Published online by Cambridge University Press: 29 November 2013
The substantial power of both elastic and inelastic neutron-scattering techniques for the investigation of the structure and dynamics of biological systems and related biomolecular-based materials—as with soft matter in the previous article by Lindner and Wignall—arises primarily from the essentially isomorphous nature of the substitution of deuterium for selected hydrogen atoms in these systems, coupled with the exquisite sensitivity of neutron scattering to this isotopic substitution. Since these systems are comprised of large macromolecules and supramolecular assemblies thereof, their essential structures and dynamics extend from the atomic scale up to very large length scales of the Order of 101–104 Å. Hence neutron sources and neutron-scattering spectrometers optimized for longer wavelength (or “cold”) thermal neutrons are necessary in order to most effectively address the structure and dynamics at the longer length scales inherent to these Systems.

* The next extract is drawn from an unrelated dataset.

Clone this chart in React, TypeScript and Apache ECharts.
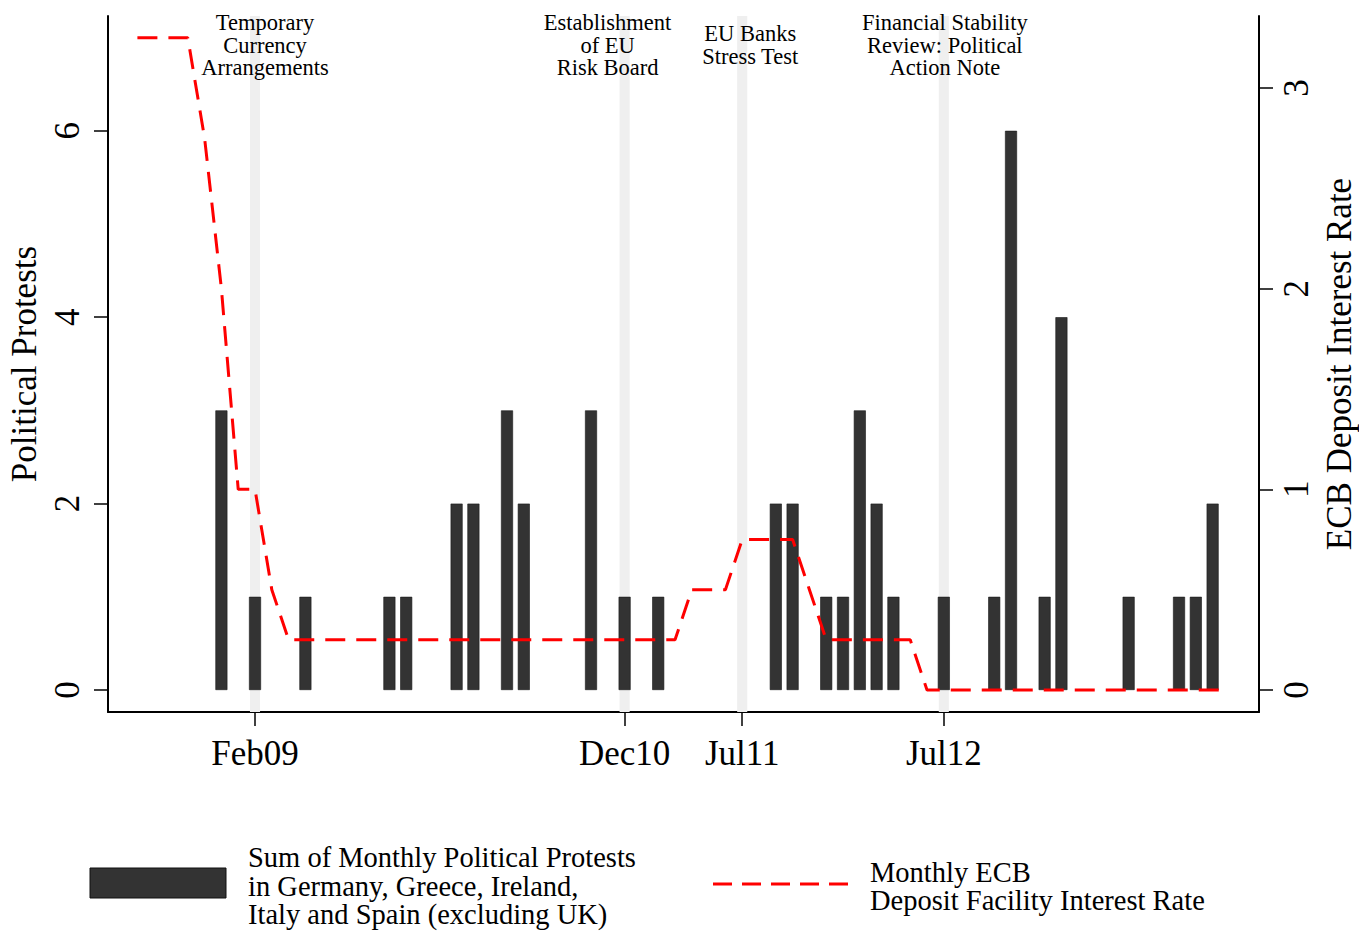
import React, { useEffect, useRef } from "react";
import * as echarts from "echarts";

const months = [
  "Jul08", "Aug08", "Sep08", "Oct08", "Nov08", "Dec08",
  "Jan09", "Feb09", "Mar09", "Apr09", "May09", "Jun09", "Jul09", "Aug09", "Sep09", "Oct09", "Nov09", "Dec09",
  "Jan10", "Feb10", "Mar10", "Apr10", "May10", "Jun10", "Jul10", "Aug10", "Sep10", "Oct10", "Nov10", "Dec10",
  "Jan11", "Feb11", "Mar11", "Apr11", "May11", "Jun11", "Jul11", "Aug11", "Sep11", "Oct11", "Nov11", "Dec11",
  "Jan12", "Feb12", "Mar12", "Apr12", "May12", "Jun12", "Jul12", "Aug12", "Sep12", "Oct12", "Nov12", "Dec12",
  "Jan13", "Feb13", "Mar13", "Apr13", "May13", "Jun13", "Jul13", "Aug13", "Sep13", "Oct13", "Nov13", "Dec13",
];

// ECB deposit facility rate, one value per month above
const rateValues = [
  3.25, 3.25, 3.25, 3.25, 2.75, 2.0,
  1.0, 1.0, 0.5, 0.25, 0.25, 0.25, 0.25, 0.25, 0.25, 0.25, 0.25, 0.25,
  0.25, 0.25, 0.25, 0.25, 0.25, 0.25, 0.25, 0.25, 0.25, 0.25, 0.25, 0.25,
  0.25, 0.25, 0.25, 0.5, 0.5, 0.5, 0.75, 0.75, 0.75, 0.75, 0.5, 0.25,
  0.25, 0.25, 0.25, 0.25, 0.25, 0, 0, 0, 0, 0, 0, 0,
  0, 0, 0, 0, 0, 0, 0, 0, 0, 0, 0, 0,
];

const protestMonths = [
  "Dec08", "Feb09", "May09", "Oct09", "Nov09", "Feb10", "Mar10", "May10", "Jun10", "Oct10",
  "Dec10", "Feb11", "Sep11", "Oct11", "Dec11", "Jan12", "Feb12", "Mar12", "Apr12", "Jul12",
  "Oct12", "Nov12", "Jan13", "Feb13", "Jun13", "Sep13", "Oct13", "Nov13",
];
const protestCounts = [
  3, 1, 1, 1, 1, 2, 2, 3, 2, 3,
  1, 1, 2, 2, 1, 1, 3, 2, 1, 1,
  1, 6, 1, 4, 1, 1, 1, 2,
];

const xTickLabels = ["Feb09", "Dec10", "Jul11", "Jul12"];
const leftTicks = [0, 2, 4, 6];
const rightTicks = [0, 1, 2, 3];

const eventMonths = ["Feb09", "Dec10", "Jul11", "Jul12"];
const eventLabels = [
  "Temporary\nCurrency\nArrangements",
  "Establishment\nof EU\nRisk Board",
  "EU Banks\nStress Test",
  "Financial Stability\nReview: Political\nAction Note",
];
const eventLabelShift = [10, -17, 8, 1];

const barLegend = "Sum of Monthly Political Protests\nin Germany, Greece, Ireland,\nItaly and Spain (excluding UK)";
const lineLegend = "Monthly ECB\nDeposit Facility Interest Rate";

const FONT = "'Liberation Serif', 'Times New Roman', serif";

export default function App() {
  const ref = useRef<HTMLDivElement>(null);
  useEffect(() => {
    if (!ref.current) return;
    const chart = echarts.init(ref.current, null, { renderer: "svg" });
    const idx = (m: string) => months.indexOf(m);
    const xTickVals = xTickLabels.map(idx);

    const option: any = {
      animation: false,
      backgroundColor: "#ffffff",
      textStyle: { fontFamily: FONT, color: "#000" },
      grid: { left: 108, right: 100, top: 16, bottom: 221, containLabel: false, outerBoundsMode: "none" },
      xAxis: {
        type: "value",
        min: -1.75,
        max: 66.76,
        axisLine: { show: true, onZero: false, lineStyle: { color: "#000", width: 2 } },
        axisTick: { show: true, customValues: xTickVals, length: 14, lineStyle: { color: "#000", width: 1.5 } },
        axisLabel: {
          show: true,
          customValues: xTickVals,
          formatter: (v: number) => months[Math.round(v)] ?? "",
          fontSize: 35,
          fontFamily: FONT,
          color: "#000",
          margin: 24,
        },
        splitLine: { show: false },
      },
      yAxis: [
        {
          type: "value",
          min: -0.236,
          max: 7.232,
          name: "Political Protests",
          nameLocation: "middle",
          nameRotate: 90,
          nameGap: 57,
          nameTextStyle: { fontSize: 35, fontFamily: FONT, color: "#000" },
          axisLine: { show: true, onZero: false, lineStyle: { color: "#000", width: 2 } },
          axisTick: { show: true, customValues: leftTicks, length: 14, lineStyle: { color: "#000", width: 1.5 } },
          axisLabel: {
            show: true,
            customValues: leftTicks,
            rotate: 90,
            fontSize: 35,
            fontFamily: FONT,
            color: "#000",
            margin: 23,
          },
          splitLine: { show: false },
        },
        {
          type: "value",
          min: -0.1096,
          max: 3.359,
          position: "right",
          name: "ECB Deposit Interest Rate",
          nameLocation: "middle",
          nameRotate: 90,
          nameGap: 60,
          nameTextStyle: { fontSize: 35, fontFamily: FONT, color: "#000" },
          axisLine: { show: true, onZero: false, lineStyle: { color: "#000", width: 2 } },
          axisTick: { show: true, customValues: rightTicks, length: 14, lineStyle: { color: "#000", width: 1.5 } },
          axisLabel: {
            show: true,
            customValues: rightTicks,
            rotate: 90,
            fontSize: 35,
            fontFamily: FONT,
            color: "#000",
            margin: 20,
          },
          splitLine: { show: false },
        },
      ],
      series: [
        {
          type: "bar",
          name: "protests",
          yAxisIndex: 0,
          barWidth: 12,
          z: 2,
          itemStyle: { color: "#333333", borderColor: "#1a1a1a", borderWidth: 0.6 },
          data: protestMonths.map((m, i) => [idx(m), protestCounts[i]]),
          markArea: {
            silent: true,
            z: 1,
            itemStyle: { color: "#efefef" },
            data: eventMonths.map((m, i) => [
              {
                xAxis: idx(m) - 0.3,
                label: {
                  show: true,
                  formatter: eventLabels[i],
                  position: ["50%", 29],
                  align: "center",
                  verticalAlign: "middle",
                  offset: [eventLabelShift[i], 0],
                  fontSize: 22.5,
                  lineHeight: 22.5,
                  fontFamily: FONT,
                  color: "#000",
                },
              },
              { xAxis: idx(m) + 0.3 },
            ]),
          },
        },
        {
          type: "line",
          name: "rate",
          yAxisIndex: 1,
          z: 3,
          symbol: "none",
          lineStyle: { color: "#ff0000", width: 3, type: [20, 11] },
          data: rateValues.map((v, i) => [i, v]),
        },
      ],
      graphic: [
        {
          type: "rect",
          shape: { x: 90, y: 868, width: 136, height: 30 },
          style: { fill: "#333333", stroke: "#111", lineWidth: 1 },
        },
        {
          type: "text",
          x: 248,
          y: 886,
          style: {
            text: barLegend,
            font: `28.5px ${FONT}`,
            lineHeight: 28.5,
            fill: "#000",
            verticalAlign: "middle",
            align: "left",
          },
        },
        {
          type: "line",
          shape: { x1: 713, y1: 884, x2: 848, y2: 884 },
          style: { stroke: "#ff0000", lineWidth: 3, lineDash: [19, 10] },
        },
        {
          type: "text",
          x: 870,
          y: 886.5,
          style: {
            text: lineLegend,
            font: `28.5px ${FONT}`,
            lineHeight: 28.5,
            fill: "#000",
            verticalAlign: "middle",
            align: "left",
          },
        },
      ],
    };
    chart.setOption(option);
    return () => chart.dispose();
  }, []);
  return (
    <div
      ref={ref}
      style={{ position: "fixed", left: 0, top: 0, width: 1359, height: 933, background: "#fff" }}
    />
  );
}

The large majority of previous neutron-scattering experiments on biological systems have been performed with reactor neutron sources. Some of the more significant of these are briefly summarized in the following sections. They may be categorized in terms of the nature of the intermolecular order, both orientational and positional, within the System of interest and either the elastic neutron-scattering technique employed to investigate their time-averaged structures or the inelastic neutron-scattering technique employed to investigate their dynamics.